You can use one of the following methods to submit a distributed training job:

mpirun

  1. Go to the Create Job page.

    1. Log on to the PAI console. Select a region and a workspace. Then, click Enter Deep Learning Containers (DLC).

    2. On the Deep Learning Containers (DLC) page, click Create Job.

  2. On the Create Job page, configure the key parameters described in the following table. For more information about other parameters, see Submit training jobs.

    Parameter

    Description

    Environment Information

    Node Image

    In this example, a test image is provided and used to submit a distributed training job of the MPIJob type. Click Image Address and enter registry.cn-wulanchabu.aliyuncs.com/pai-dlc/deepspeed-training:23.08-gpu-py310-cu122-ubuntu22.04 in the field.

    Startup Command

    The command that is run on all nodes of the distributed training job. In this example, the default configurations of system environment variables are used. You can configure environment variables in the command to overwrite the default configurations. For more information, see System environment variables.

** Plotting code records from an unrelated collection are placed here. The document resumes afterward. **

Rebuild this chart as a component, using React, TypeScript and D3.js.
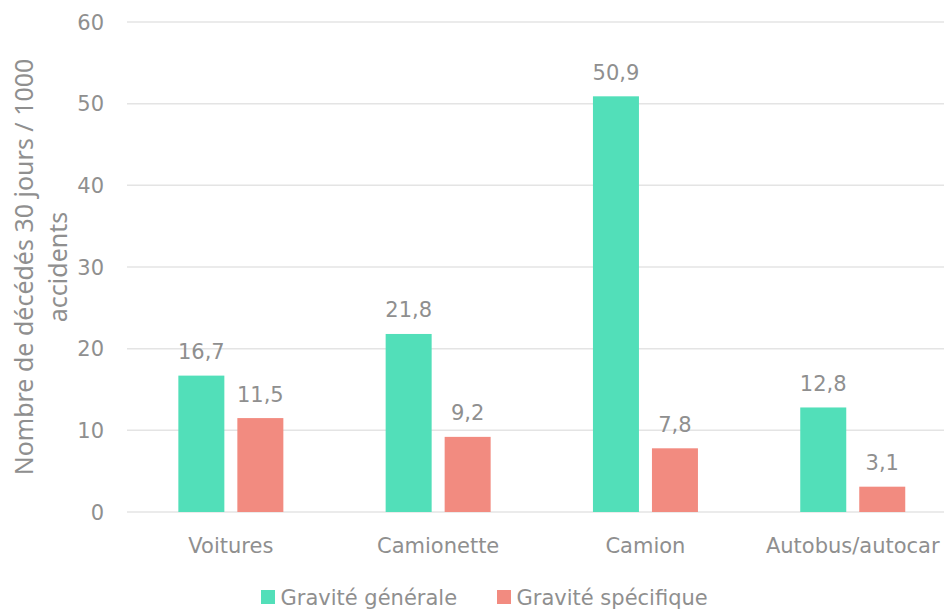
import React from "react";
import * as d3 from "d3";

const categories = ["Voitures", "Camionette", "Camion", "Autobus/autocar"];
const generale = [16.7, 21.8, 50.9, 12.8];
const specifique = [11.5, 9.2, 7.8, 3.1];
const seriesNames = ["Gravité générale", "Gravité spécifique"];
const yTicks = [0, 10, 20, 30, 40, 50, 60];

const W = 944, H = 610;
const FONT = "'DejaVu Sans', sans-serif";
const TITLE_FONT = "'Noto Sans', 'Open Sans', sans-serif";
const GRAY = "#8f8f8f";
const COLORS = ["#52dfb9", "#f28b80"];

export default function App() {
  const x = d3.scaleBand<string>().domain(categories).range([127.2, 956.4]).paddingInner(0).paddingOuter(0);
  const y = d3.scaleLinear().domain([0, 60]).range([512, 22]);
  const barW = 46, gap = 13;
  const fmt = (v: number) => v.toFixed(1).replace(".", ",");
  const series = [generale, specifique];
  return (
    <svg width={W} height={H} style={{ position: "absolute", left: 0, top: 0, background: "#fff" }} fontFamily={FONT}>
      {yTicks.map((t) => (
        <g key={t}>
          <line x1={127} x2={W} y1={y(t)} y2={y(t)} stroke="#e4e4e4" strokeWidth={1.5} />
          <text x={104} y={y(t)} dy="0.36em" textAnchor="end" fontSize={21} fill={GRAY}>{t}</text>
        </g>
      ))}
      <text transform={`translate(33,${y(30)}) rotate(-90)`} textAnchor="middle" fontSize={25} fontFamily={TITLE_FONT} fill={GRAY}>Nombre de décédés 30 jours / 1000</text>
      <text transform={`translate(67,${y(30)}) rotate(-90)`} textAnchor="middle" fontSize={25} fontFamily={TITLE_FONT} fill={GRAY}>accidents</text>
      {categories.map((c, i) => {
        const cx = (x(c) as number) + x.bandwidth() / 2;
        return (
          <g key={c}>
            {series.map((s, j) => {
              const bx = j === 0 ? cx - gap / 2 - barW : cx + gap / 2;
              return (
                <g key={j}>
                  <rect x={bx} y={y(s[i])} width={barW} height={y(0) - y(s[i])} fill={COLORS[j]} />
                  <text x={bx + barW / 2} y={y(s[i]) - 16.5} textAnchor="middle" fontSize={21} fill={GRAY}>{fmt(s[i])}</text>
                </g>
              );
            })}
            <text x={cx} y={552.5} textAnchor="middle" fontSize={21} fill={GRAY}>{c}</text>
          </g>
        );
      })}
      {seriesNames.map((n, j) => {
        const lx = j === 0 ? 261 : 497;
        return (
          <g key={n}>
            <rect x={lx} y={590} width={14} height={14} fill={COLORS[j]} />
            <text x={lx + 19.5} y={605} fontSize={21} fill={GRAY}>{n}</text>
          </g>
        );
      })}
    </svg>
  );
}
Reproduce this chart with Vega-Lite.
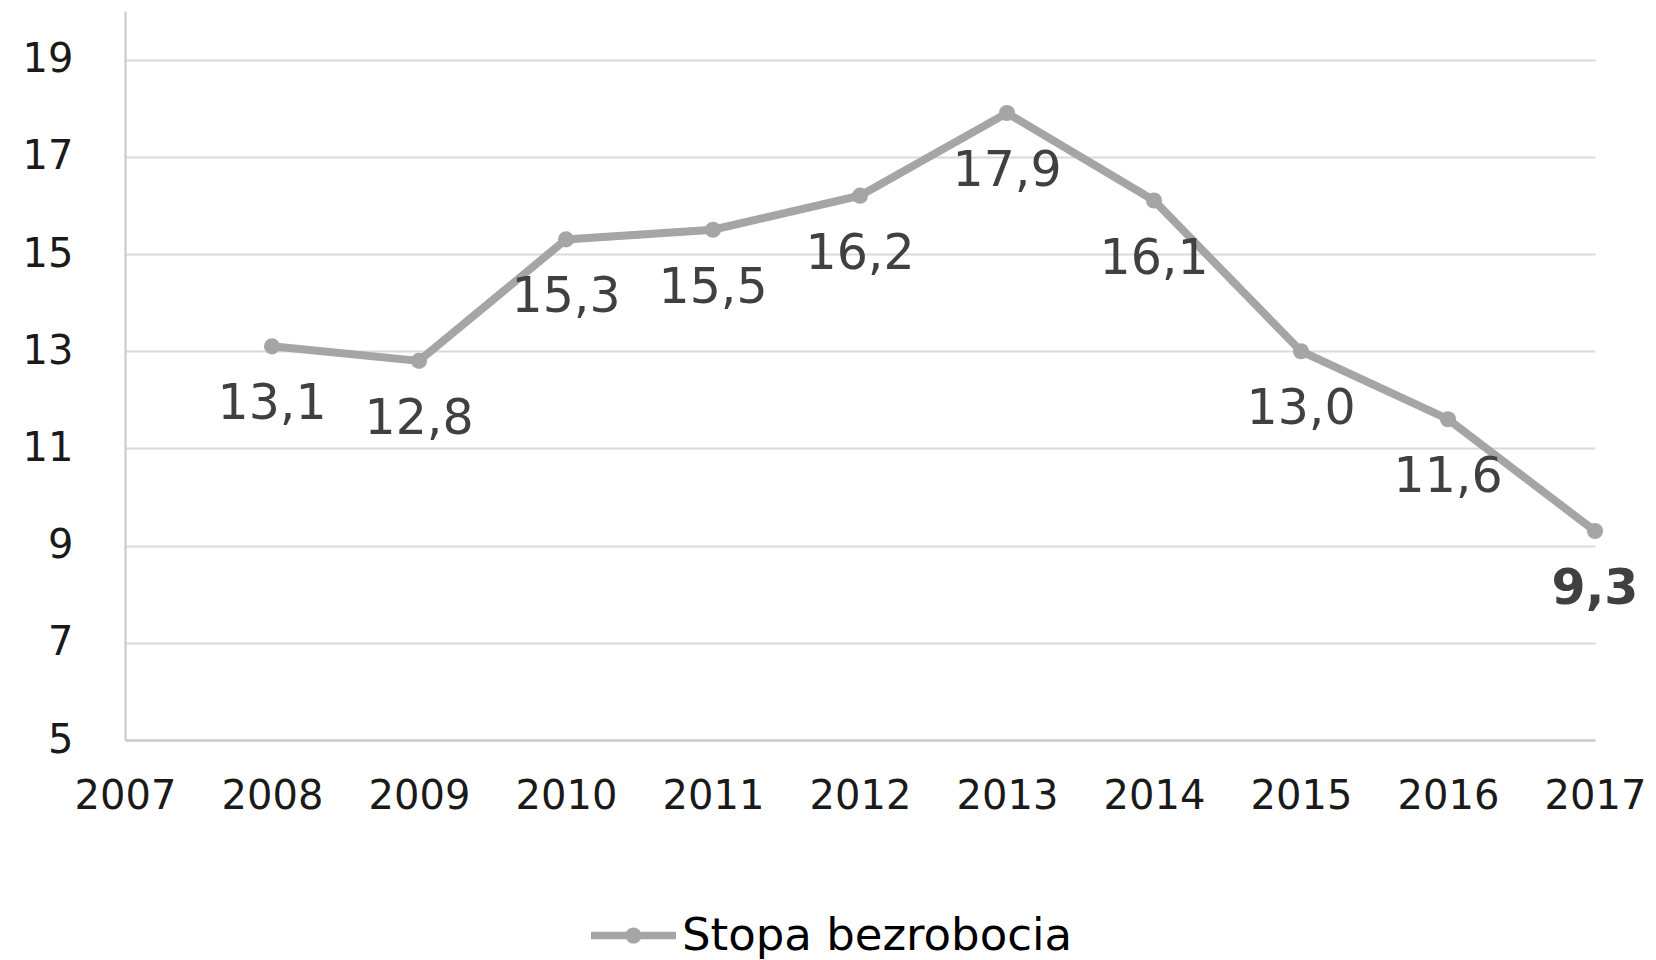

    cd /root/code/DeepSpeedExamples/training/cifar/
    
    # --np 2 Start two nodes. 
    mpirun -np 2 --allow-run-as-root -bind-to none -map-by slot -x LD_LIBRARY_PATH -x PATH -mca pml ob1 -mca btl ^openib python /root/code/DeepSpeedExamples/training/cifar/cifar10_tutorial.py

    Code Builds

    Select Online configuration, and select the code that you created. Retain the default value of Mount Path.

    Resource Information

    Resource Type

    Select Lingjun AI Computing Service.

    Note

    This parameter is available only when the workspace supports submitting a DLC task by using both Lingjun resources and general resources.

    Source

    Select Resource Quota.

    Resource Quota

    Select a Lingjun resource quota that you created.

    Framework

    Select MPIJob.

    Job Resource

    • Set Nodes to 2.

    • Set vCPUs to 4.

    • Set GPUs to 1.

    • Set Memory (GiB) to 8.

    • Set Shared Memory (GiB) to 8.

    Driver Settings

    If you use the preceding test image, we recommend that you set the driver version to 535.54.03.

    Note

    Only Lingjun resources support this parameter.

  3. Click Confirm.

Deepspeed (pdsh)

If you use this method to submit a distributed training job, use the following code for Startup Command. The configurations of other parameters are the same as the configurations for the mpirun method.

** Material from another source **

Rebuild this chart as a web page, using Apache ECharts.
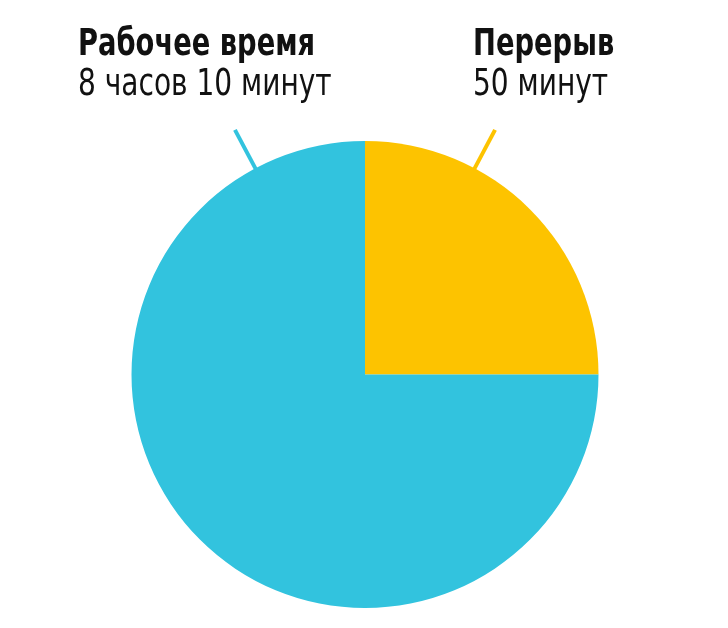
<!DOCTYPE html>
<html>
<head>
<meta charset="UTF-8">
<title>Рабочее время</title>
<script src="https://cdn.jsdelivr.net/npm/echarts@6/dist/echarts.min.js"></script>
<style>
  html, body { margin: 0; padding: 0; background: #fff; }
  #main { width: 728px; height: 628px; }
</style>
</head>
<body>
<div id="main"></div>
<script>
// доли рабочего дня (как на картинке: четверть и три четверти)
var names = ['Перерыв', 'Рабочее время'];
var values = [25, 75];
var subtitles = ['50 минут', '8 часов 10 минут'];
var colors = ['#FDC300', '#32C3DE'];

var cx = 365, cy = 374.5, r = 233.5;
var font = '"Liberation Sans Narrow", "DejaVu Sans Condensed", sans-serif';

// короткие засечки у края круга
function tick(angleDeg, color) {
    var a = angleDeg * Math.PI / 180;
    return {
        type: 'line',
        silent: true,
        shape: {
            x1: cx + Math.sin(a) * (r - 2), y1: cy - Math.cos(a) * (r - 2),
            x2: cx + Math.sin(a) * 277, y2: cy - Math.cos(a) * 277
        },
        style: { stroke: color, lineWidth: 4 }
    };
}

// шрифт в оригинале узкий, поэтому сжимаем по горизонтали
function label(x, title, sub) {
    return [
        { type: 'text', x: x, y: 26, scaleX: 0.8, style: { text: title, font: 'bold 38px ' + font, fill: '#111' } },
        { type: 'text', x: x, y: 66, scaleX: 0.82, style: { text: sub, font: '38px ' + font, fill: '#111' } }
    ];
}

var myChart = echarts.init(document.getElementById('main'));
myChart.setOption({
    animation: false,
    series: [{
        type: 'pie',
        center: [cx, cy],
        radius: r,
        startAngle: 90,
        clockwise: true,
        label: { show: false },
        labelLine: { show: false },
        emphasis: { disabled: true },
        data: names.map(function (n, i) {
            return { name: n, value: values[i], itemStyle: { color: colors[i] } };
        })
    }],
    graphic: [].concat(
        tick(28, colors[0]),
        tick(-28, colors[1]),
        label(78, names[1], subtitles[1]),
        label(473, names[0], subtitles[0])
    )
});
</script>
</body>
</html>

cd /root/code/DeepSpeedExamples/training/pipeline_parallelism

deepspeed --hostfile /etc/mpi/hostfile train.py --deepspeed_config=ds_config.json -p 2 --steps=200
Note

If you want to use a custom image to run DeepSpeed jobs, you must install the required libraries for MPIJob and DeepSpeed in the image. You can also obtain an official DeepSpeed image from DockerHub. The required libraries for MPIJob and DeepSpeed are pre-installed in the image.

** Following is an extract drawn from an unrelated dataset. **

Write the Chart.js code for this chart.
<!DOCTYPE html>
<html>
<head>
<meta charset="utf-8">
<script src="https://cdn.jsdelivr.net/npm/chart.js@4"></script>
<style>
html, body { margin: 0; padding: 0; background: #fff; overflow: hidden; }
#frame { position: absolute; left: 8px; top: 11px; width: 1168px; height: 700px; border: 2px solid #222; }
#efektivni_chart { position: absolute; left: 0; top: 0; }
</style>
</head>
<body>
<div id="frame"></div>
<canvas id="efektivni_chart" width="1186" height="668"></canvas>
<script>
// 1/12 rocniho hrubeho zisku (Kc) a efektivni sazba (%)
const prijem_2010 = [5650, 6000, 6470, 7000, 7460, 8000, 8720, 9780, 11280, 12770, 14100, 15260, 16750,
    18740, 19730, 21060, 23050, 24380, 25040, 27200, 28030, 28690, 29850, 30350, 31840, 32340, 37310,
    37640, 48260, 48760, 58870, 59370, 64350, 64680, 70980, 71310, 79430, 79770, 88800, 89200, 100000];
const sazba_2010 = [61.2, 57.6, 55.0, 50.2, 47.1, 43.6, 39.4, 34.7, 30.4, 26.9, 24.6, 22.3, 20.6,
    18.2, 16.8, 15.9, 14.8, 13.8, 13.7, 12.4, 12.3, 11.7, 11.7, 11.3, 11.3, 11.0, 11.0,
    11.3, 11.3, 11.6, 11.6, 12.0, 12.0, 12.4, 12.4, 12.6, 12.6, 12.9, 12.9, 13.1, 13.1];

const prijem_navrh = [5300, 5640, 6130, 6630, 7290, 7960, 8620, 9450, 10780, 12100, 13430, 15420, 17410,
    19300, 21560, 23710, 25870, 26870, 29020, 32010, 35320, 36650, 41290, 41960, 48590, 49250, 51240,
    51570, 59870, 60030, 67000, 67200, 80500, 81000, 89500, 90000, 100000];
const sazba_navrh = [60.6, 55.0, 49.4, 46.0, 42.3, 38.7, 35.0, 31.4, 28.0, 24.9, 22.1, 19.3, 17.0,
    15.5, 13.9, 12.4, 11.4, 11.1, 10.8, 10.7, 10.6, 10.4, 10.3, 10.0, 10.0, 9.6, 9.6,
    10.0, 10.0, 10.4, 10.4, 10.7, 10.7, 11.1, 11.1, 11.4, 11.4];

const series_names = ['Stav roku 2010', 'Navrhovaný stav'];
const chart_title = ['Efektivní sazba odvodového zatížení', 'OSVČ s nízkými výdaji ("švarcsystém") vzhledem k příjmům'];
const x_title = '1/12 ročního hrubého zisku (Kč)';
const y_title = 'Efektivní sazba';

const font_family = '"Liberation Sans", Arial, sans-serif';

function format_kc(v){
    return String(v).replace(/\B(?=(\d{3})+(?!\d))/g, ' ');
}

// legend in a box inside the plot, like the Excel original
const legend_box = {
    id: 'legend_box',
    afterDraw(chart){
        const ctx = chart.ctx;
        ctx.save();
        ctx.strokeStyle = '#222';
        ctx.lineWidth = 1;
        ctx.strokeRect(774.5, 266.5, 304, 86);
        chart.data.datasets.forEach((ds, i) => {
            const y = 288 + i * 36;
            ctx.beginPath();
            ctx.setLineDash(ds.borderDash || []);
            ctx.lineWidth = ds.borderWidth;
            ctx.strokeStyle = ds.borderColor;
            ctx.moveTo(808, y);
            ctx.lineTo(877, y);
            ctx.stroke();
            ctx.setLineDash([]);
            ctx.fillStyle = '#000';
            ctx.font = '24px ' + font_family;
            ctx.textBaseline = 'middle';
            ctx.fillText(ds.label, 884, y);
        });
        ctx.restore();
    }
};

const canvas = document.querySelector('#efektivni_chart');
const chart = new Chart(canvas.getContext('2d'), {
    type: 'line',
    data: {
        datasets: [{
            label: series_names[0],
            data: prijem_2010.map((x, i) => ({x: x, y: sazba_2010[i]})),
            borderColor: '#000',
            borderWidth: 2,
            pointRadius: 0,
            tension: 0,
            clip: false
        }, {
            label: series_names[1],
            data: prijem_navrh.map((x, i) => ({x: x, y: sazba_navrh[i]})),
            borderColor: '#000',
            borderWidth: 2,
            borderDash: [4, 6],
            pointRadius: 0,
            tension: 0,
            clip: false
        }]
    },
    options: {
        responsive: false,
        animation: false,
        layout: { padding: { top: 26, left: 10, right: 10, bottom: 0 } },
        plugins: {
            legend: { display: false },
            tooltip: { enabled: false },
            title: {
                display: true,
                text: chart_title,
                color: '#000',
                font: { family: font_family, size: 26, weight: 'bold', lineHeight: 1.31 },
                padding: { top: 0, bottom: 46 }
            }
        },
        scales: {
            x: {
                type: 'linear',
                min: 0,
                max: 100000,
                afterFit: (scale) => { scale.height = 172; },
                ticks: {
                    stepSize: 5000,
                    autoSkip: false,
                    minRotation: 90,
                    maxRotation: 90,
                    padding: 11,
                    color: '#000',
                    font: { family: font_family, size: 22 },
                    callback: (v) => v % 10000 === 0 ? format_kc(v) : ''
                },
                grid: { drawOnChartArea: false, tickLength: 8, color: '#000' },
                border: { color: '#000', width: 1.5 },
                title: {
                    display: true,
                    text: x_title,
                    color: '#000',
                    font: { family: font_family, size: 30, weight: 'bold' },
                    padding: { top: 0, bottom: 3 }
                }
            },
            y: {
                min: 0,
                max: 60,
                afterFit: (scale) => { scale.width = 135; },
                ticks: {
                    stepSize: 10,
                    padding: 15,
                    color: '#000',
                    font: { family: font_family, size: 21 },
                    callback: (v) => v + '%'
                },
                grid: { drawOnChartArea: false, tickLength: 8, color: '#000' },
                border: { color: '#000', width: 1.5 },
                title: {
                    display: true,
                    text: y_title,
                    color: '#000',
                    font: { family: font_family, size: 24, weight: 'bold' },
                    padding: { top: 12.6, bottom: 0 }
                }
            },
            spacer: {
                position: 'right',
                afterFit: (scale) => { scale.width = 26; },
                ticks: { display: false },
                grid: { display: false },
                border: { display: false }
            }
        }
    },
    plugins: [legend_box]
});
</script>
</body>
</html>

In this example, the default configurations of system environment variables are used. You can also configure environment variables in the startup command to overwrite the default configurations. For more information, see System environment variables.

Step 3: View job details and logs

  1. After the job is submitted, click the name of the job on the Deep Learning Containers (DLC) page.

  2. On the job details page, view the basic information and running status of the job.

  3. In the Instance section at the bottom of the job details page, find the instance whose type is launcher, and click Log in the Actions column to view the running status of the job.image

System environment variables

MPI distributed jobs use two roles: launcher and worker. The roles need to communicate with each other during training. By default, DLC configures the environment variables for the launcher role. You can configure environment variables to overwrite the default configurations based on your business requirements. The following table describes the environment variables.

Environment variable

Description

Default value

Scenario

OMPI_MCA_btl_tcp_if_include

Specifies the network interface controller (NIC) for communication between the launcher and worker roles. Separate multiple NICs with commas (,).

eth0

Suitable for starting jobs by using mpirun.

OMPI_MCA_orte_default_hostfile

Specifies a host file for the mpirun command. The host file can be automatically generated in DLC.

/etc/mpi/hostfile

OMPI_MCA_plm_rsh_agent

Specifies how to remotely start worker jobs for the launcher role.

/etc/mpi/kubexec.sh

PDSH_RCMD_TYPE

The remote command type of PDSH.

ssh

Suitable for starting jobs by using DeepSpeed.